Interim managers bring years of experience to the table when companies hire them to manage challenging situations. They are there because they have foresight and the ability to “fix things.” However, it’s not just their experience that helps them succeed. Interim managers who accomplish their goals don’t get sidetracked. They stay focused. It’s no easy feat leading a company through crisis or change. However, with open communication and realistic goal setting, a capable interim manager can deliver results and meet expectations.

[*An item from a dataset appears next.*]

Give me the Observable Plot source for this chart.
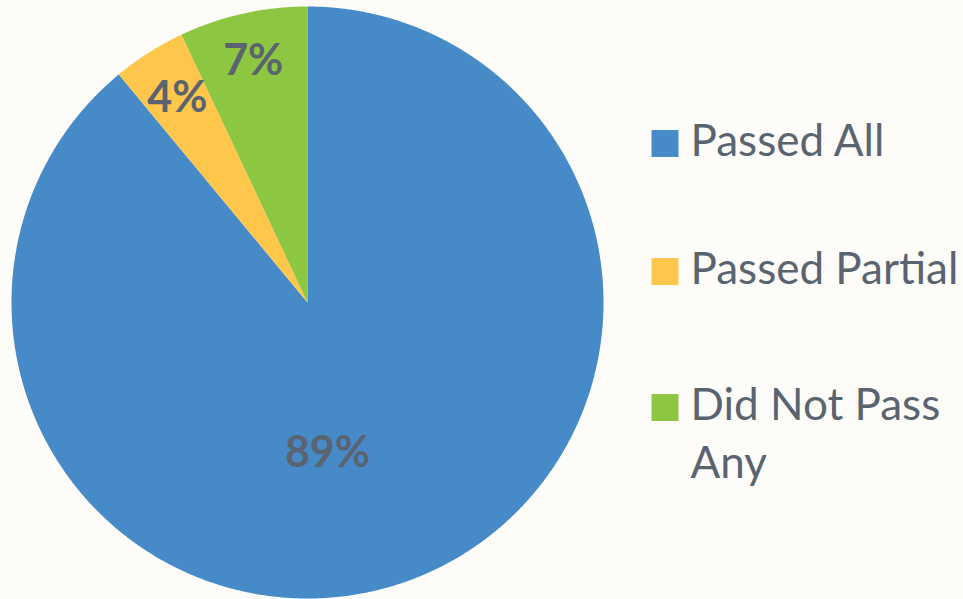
<!DOCTYPE html>
<html>
<head>
<meta charset="utf-8">
<script src="https://cdn.jsdelivr.net/npm/d3@7"></script>
<script src="https://cdn.jsdelivr.net/npm/@observablehq/plot@0.6"></script>
<style>
  html, body { margin: 0; padding: 0; background: #fdfcf9; }
  #chart { width: 963px; height: 599px; }
</style>
</head>
<body>
<div id="chart"></div>
<script>
// ---- data ----
const categories = ["Passed All", "Passed Partial", "Did Not Pass Any"];
const values = [89, 4, 7];
const labels = ["89%", "4%", "7%"];
const legendLabels = ["Passed All", "Passed Partial", "Did Not Pass\nAny"];
const colors = ["#468ac8", "#fec64a", "#8dc641"];

// ---- layout ----
const W = 963, H = 599;
const cx = 307, cy = 302, R = 296;

const arcs = d3.pie().sort(null).value(d => d)(values);

// polygon points for each slice (center -> arc -> center)
const slicePts = [];
arcs.forEach((a, i) => {
  const n = Math.max(4, Math.ceil((a.endAngle - a.startAngle) / 0.005));
  slicePts.push({cat: categories[i], px: cx, py: cy});
  for (let k = 0; k <= n; k++) {
    const t = a.startAngle + (a.endAngle - a.startAngle) * k / n;
    slicePts.push({cat: categories[i], px: cx + R * Math.sin(t), py: cy - R * Math.cos(t)});
  }
  slicePts.push({cat: categories[i], px: cx, py: cy});
});

// label positions: small slices at centroid-like radius, large slice placed lower (like Excel best fit)
const labelPlace = [{angle: 172.4, rf: 0.51}, {angle: null, rf: 0.82}, {angle: null, rf: 0.84}];
const labelData = arcs.map((a, i) => {
  const ang = labelPlace[i].angle != null ? labelPlace[i].angle * Math.PI / 180 : (a.startAngle + a.endAngle) / 2;
  const r = R * labelPlace[i].rf;
  return {text: labels[i], px: cx + r * Math.sin(ang), py: cy - r * Math.cos(ang)};
});

const legendRows = [143, 271, 407];
const lineStep = 58;
const legendData = categories.map((c, i) => ({cat: c, py: legendRows[i]}));
const legendLines = [];
legendLabels.forEach((t, i) => t.split("\n").forEach((s, j) =>
  legendLines.push({text: s, py: legendRows[i] + j * lineStep})));

const chart = Plot.plot({
  width: W, height: H,
  margin: 0,
  style: {background: "#fdfcf9", overflow: "visible"},
  x: {domain: [0, W], range: [0, W], axis: null},
  y: {domain: [0, H], range: [0, H], axis: null},
  color: {domain: categories, range: colors},
  marks: [
    Plot.line(slicePts, {x: "px", y: "py", z: "cat", fill: "cat", stroke: "none", curve: "linear"}),
    Plot.text(labelData, {x: "px", y: "py", text: "text", fill: "#5a6470", dy: 1,
      fontSize: 43, fontWeight: "bold", fontFamily: "Lato, 'Open Sans', sans-serif"}),
    Plot.dot(legendData, {x: () => 664.5, y: "py", symbol: "square", r: 15.2, fill: "cat", stroke: "none"}),
    Plot.text(legendLines, {x: () => 690, y: "py", text: "text", textAnchor: "start", lineAnchor: "middle", dy: -2,
      fill: "#5a6470", fontSize: 44, fontFamily: "Lato, 'Open Sans', sans-serif"})
  ]
});
document.getElementById("chart").appendChild(chart);
</script>
</body>
</html>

Interim Managers and Client Expectations
Meeting client expectations at the end of an assignment is considered a job well done. Interim managers must work with the CEO to define those expectations before work begins. Because of their interim status, they have the luxury of not letting the day-to-day minutiae distract them from their objectives.
Sometimes, interim managers can find themselves in a dilemma and realize the company’s targets aren’t in their own best interest. Instead of following their instincts and doing what they perceive to be the right thing, they talk to their client. By discussing their apprehensions and setting new goals, the interim manager and the client can find common ground and move forward.

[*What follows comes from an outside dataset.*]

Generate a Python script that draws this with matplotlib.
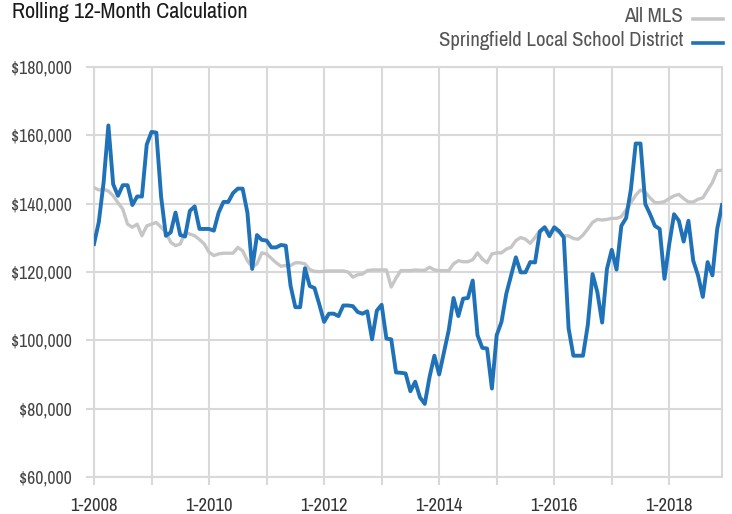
import matplotlib
matplotlib.use("Agg")
import matplotlib.pyplot as plt
from matplotlib import font_manager
from matplotlib.font_manager import FontProperties
from matplotlib.lines import Line2D
import numpy as np

# ---------------- data ----------------
title = "Rolling 12-Month Calculation"
series_names = ["All MLS", "Springfield Local School District"]

# monthly values, Jan 2008 .. Dec 2018 (in $ thousands)
all_mls = [
    144.7, 144.0, 144.2, 143.7, 142.3, 140.3, 138.4, 134.0, 133.1, 134.0, 130.6, 133.5,
    134.0, 134.5, 133.1, 131.6, 128.7, 127.7, 128.2, 131.6, 131.1, 130.6, 129.5, 128.2,
    125.8, 124.8, 125.3, 125.5, 125.5, 125.5, 127.2, 126.2, 123.3, 121.4, 122.4, 125.6,
    125.3, 124.0, 122.7, 121.7, 121.9, 121.9, 122.7, 122.7, 122.4, 120.7, 120.2, 120.1,
    120.2, 120.3, 120.3, 120.3, 120.3, 120.0, 118.5, 119.2, 119.4, 120.4, 120.6, 120.6,
    120.6, 120.6, 115.6, 118.2, 120.4, 120.4, 120.4, 120.6, 120.5, 120.5, 121.4, 120.6,
    120.4, 120.4, 120.4, 122.4, 123.3, 123.0, 123.0, 123.6, 125.6, 123.8, 122.7, 125.3,
    125.6, 125.6, 126.7, 127.2, 129.2, 130.1, 129.6, 128.4, 130.1, 132.1, 133.1, 131.6,
    132.4, 131.6, 130.6, 130.6, 129.8, 129.6, 130.8, 132.6, 134.5, 135.4, 135.2, 135.4,
    135.7, 135.7, 136.2, 138.2, 140.3, 142.5, 144.0, 143.3, 141.7, 140.3, 140.3, 140.6,
    141.5, 142.3, 142.7, 141.5, 140.5, 140.5, 141.3, 141.7, 144.0, 146.2, 149.6, 149.8,
]
springfield = [
    128.2, 134.6, 146.2, 162.9, 145.7, 142.3, 145.4, 145.4, 139.6, 142.1, 142.1, 157.3,
    161.0, 160.8, 142.0, 130.6, 131.6, 137.4, 130.8, 130.4, 137.9, 139.2, 132.6, 132.6,
    132.6, 132.1, 137.4, 140.5, 140.5, 143.1, 144.4, 144.4, 137.4, 120.9, 130.8, 129.4,
    129.2, 127.2, 127.2, 127.9, 127.7, 116.0, 109.7, 109.7, 121.1, 115.9, 115.3, 110.5,
    105.4, 107.8, 107.8, 107.1, 110.2, 110.2, 110.0, 108.3, 107.8, 108.5, 100.3, 108.7,
    110.4, 100.5, 100.3, 90.6, 90.5, 90.3, 85.1, 87.9, 83.3, 81.4, 89.3, 95.5,
    90.0, 96.5, 103.0, 112.4, 107.1, 112.2, 112.4, 117.5, 101.5, 97.8, 97.6, 85.9,
    101.5, 105.4, 113.6, 119.0, 124.3, 119.9, 119.9, 122.9, 122.8, 131.8, 133.1, 130.5,
    133.1, 132.0, 130.1, 103.5, 95.5, 95.5, 95.5, 104.4, 119.4, 114.1, 105.2, 120.9,
    126.5, 120.7, 133.5, 135.8, 144.2, 157.6, 157.6, 139.9, 136.9, 133.5, 132.6, 118.0,
    128.2, 136.9, 135.0, 128.9, 135.0, 123.3, 119.0, 112.7, 122.9, 119.0, 132.6, 139.6,
]
x_tick_labels = ["1-2008", "", "1-2010", "", "1-2012", "", "1-2014", "", "1-2016", "", "1-2018"]
y_ticks = [60000, 80000, 100000, 120000, 140000, 160000, 180000]

# ---------------- font: prefer a narrow / condensed sans ----------------
def pick_font():
    bad = ("bold", "italic", "oblique", "light", "thin", "medium", "black", "semibold", "extra", "mono", "serif")
    entries = font_manager.fontManager.ttflist
    def ok(f):
        fn = f.fname.lower().split("/")[-1]
        return not any(b in fn for b in bad) and f.weight in (400, "normal", "regular")
    tiers = [
        lambda f: "narrow" in f.name.lower() or "narrow" in f.fname.lower(),
        lambda f: "condensed" in f.fname.lower() or "condensed" in f.name.lower()
                  or str(f.stretch) in ("condensed", "semi-condensed", "extra-condensed"),
    ]
    for t in tiers:
        c = [f for f in entries if t(f) and ok(f) and "serif" not in f.name.lower()]
        if c:
            c.sort(key=lambda f: (0 if "liberation" in f.name.lower() or "roboto" in f.name.lower() else 1, f.fname))
            return FontProperties(fname=c[0].fname)
    for name in ("Roboto", "Liberation Sans", "DejaVu Sans"):
        if any(f.name == name for f in entries):
            return FontProperties(family=name)
    return FontProperties()

FP = pick_font()

GRID = "#d9d9d9"
BLUE = "#1f72b8"
GRAY = "#c6c6c6"

fig = plt.figure(figsize=(7.32, 5.14), dpi=100)
W, H = 732, 514
left, right, top, bottom = 94, 722, 67, 477
ax = fig.add_axes([left / W, 1 - bottom / H, (right - left) / W, (bottom - top) / H])

x = np.arange(len(springfield))
ax.plot(x, np.array(all_mls) * 1000, color=GRAY, lw=2.4, solid_joinstyle="round", zorder=3)
ax.plot(x, np.array(springfield) * 1000, color=BLUE, lw=2.8, solid_joinstyle="round", zorder=4)

ax.set_xlim(0, len(springfield) - 1)
ax.set_ylim(60000, 180000)
ax.set_xticks(np.arange(0, len(x_tick_labels) * 12, 12))
ax.set_xticklabels(x_tick_labels)
ax.set_yticks(y_ticks)
ax.set_yticklabels([f"${v:,.0f}" for v in y_ticks])

ax.grid(True, color=GRID, lw=1.5, zorder=0)
ax.set_axisbelow(True)
for s in ax.spines.values():
    s.set_color(GRID)
    s.set_linewidth(1.5)
ax.tick_params(axis="x", length=6, width=1.5, color=GRID, pad=9, labelcolor="#333333")
ax.tick_params(axis="y", length=6, width=1.5, color=GRID, pad=10, labelcolor="#444444")
for lbl in ax.get_xticklabels() + ax.get_yticklabels():
    lbl.set_fontproperties(FP)
    lbl.set_fontsize(12)

t_title = fig.text(12 / W, 1 - 11.5 / H, title, fontproperties=FP, fontsize=13,
                   color="#1a1a1a", ha="left", va="center")

leg_texts = []
leg_items = [(series_names[0], GRAY, 17.0), (series_names[1], BLUE, 41.0)]
for name, col, yy in leg_items:
    t = fig.text(683 / W, 1 - yy / H, name, fontproperties=FP, fontsize=12.5,
                 color="#555555", ha="right", va="center")
    leg_texts.append(t)
    fig.add_artist(Line2D([693 / W, 723 / W], [1 - (yy + 2) / H] * 2, color=col, lw=2.6,
                          transform=fig.transFigure))

# fit text sizes so widths match the reference layout
fig.canvas.draw()
r = fig.canvas.get_renderer()

def scale_for(textobj, target):
    w = textobj.get_window_extent(r).width
    return textobj.get_fontsize() * target / w if w > 0 else textobj.get_fontsize()

t_title.set_fontsize(min(scale_for(t_title, 244), 16))
s_leg = min(scale_for(leg_texts[1], 247), 15)
for t in leg_texts:
    t.set_fontsize(s_leg)
s_y = min(scale_for(ax.get_yticklabels()[-1], 61), 14)
for lbl in ax.get_yticklabels():
    lbl.set_fontsize(s_y)
s_x = min(scale_for(ax.get_xticklabels()[0], 47.5), 14)
for lbl in ax.get_xticklabels():
    lbl.set_fontsize(s_x)

fig.savefig("out.png", dpi=100)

Interim Managers Set Realistic Goals
Everyone wants to sweep in with big changes, but that’s not always viable. Rather than making lofty promises that are difficult to keep, interim managers set realistic goals. They do this by discussing a variety of ideas in their initial meeting with the client. Either they will eliminate the impractical ones or turn them into goals that are achievable.
Interim Managers Are Effective Communicators
One of the most important elements of delivering the right results is open communication. Maintaining contact and transparency throughout an assignment helps keep the client happy. This way, changes don’t blindside either party and no one feels as if the other side is ignoring them. As a result, the interim manager knows what the client expects at every stage and is able to deliver accordingly.
Taking notes about the client’s needs is key for effective communication. This way, interim managers can incorporate client expectations into their Statement of Work (SOW) and make additions based on feedback. Then, they share the SOW with the client who, in turn, knows what to expect and has the opportunity to veto any idea before moving forward.